Open juan-abia opened 1 day ago

juan-abia commented 1 day ago

I have the following folder structure:

/private/tmp/super-project git:[main]
tree
.
├── README.md
├── pyproject.toml
├── super_project
│   ├── README.md
│   └── pyproject.toml
└── uv.lock

This is a common use case in my company. The repo name is super-project and the name of the python package we publish is super_project.

This is the content of the root pyproject.toml:

[project]
name = "super-project"
version = "0.1.0"
description = "Add your description here"
readme = "README.md"
requires-python = ">=3.11"
dependencies = [
    "super_project"
]

[tool.uv.workspace]
members = ["super_project"]

[tool.uv.sources]
super_project = { workspace = true }

[group-dependencies]
dev = [
    "pytest >=7.2.2",
]

This is the pyproject of the package:

[project]
name = "super_project"
version = "0.1.0"
description = "Add your description here"
readme = "README.md"
requires-python = ">=3.11"
dependencies = [
    "matplotlib"
]

When I run uv run pytest y get the next error:

error: Failed to spawn: `pytest`
  Caused by: No such file or directory (os error 2

And worse. If I try to do uv add pytest, my root pyproject gets overwriten with the pyproject of the package.

I guess the issue is related to https://github.com/astral-sh/uv/issues/8591

CarlosRicGuerrero commented 1 day ago

I got the same issue too.

alex47ST3 commented 1 day ago

same problem here as well

zanieb commented 1 day ago

I don't think you can have an outer and inner pyproject.toml with the same name — those names must be unique when normalized and we must normalize them for comparison per the Python standards.

zanieb commented 1 day ago

Can you explain more about how it's overwritten? And why you're using this structure in the first place?

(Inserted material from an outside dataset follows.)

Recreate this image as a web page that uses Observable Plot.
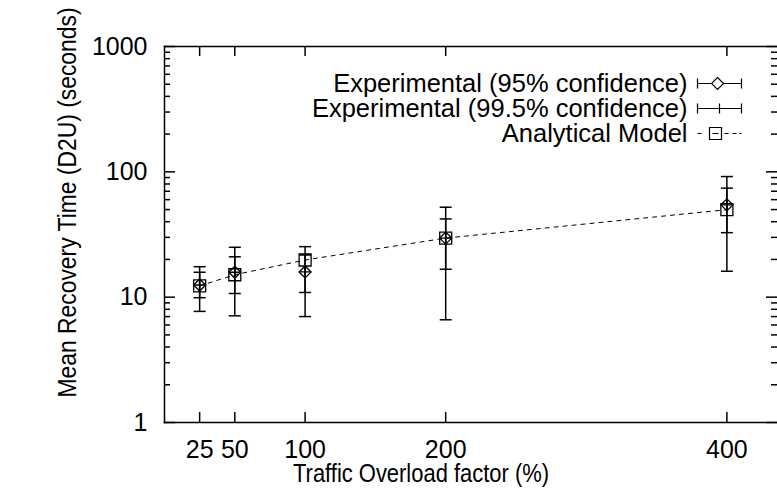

charliermarsh commented 1 day ago

Yeah that's not a valid structure. It's like saying you want two packages on PyPI called foo_bar and foo-bar, and you want to be able to use them distinctly.

juan-abia commented 1 day ago

So for this example:

/private/tmp/super-project git:[main]
tree
.
├── super_project
│   ├── README.md
│   └── pyproject.toml
├── super_project_2
│   ├── README.md
│   └── pyproject.toml
├── README.md
├── pyproject.toml
└── uv.lock

I want only two packages published to Pypi: super-project and super-project-2.

I'd like the two folders to be uv workspaces. When I'm developing locally I'd like to install dependencies of both packages. Is there any way I can do this with uv?

juan-abia commented 1 day ago

Can you explain more about how it's overwritten?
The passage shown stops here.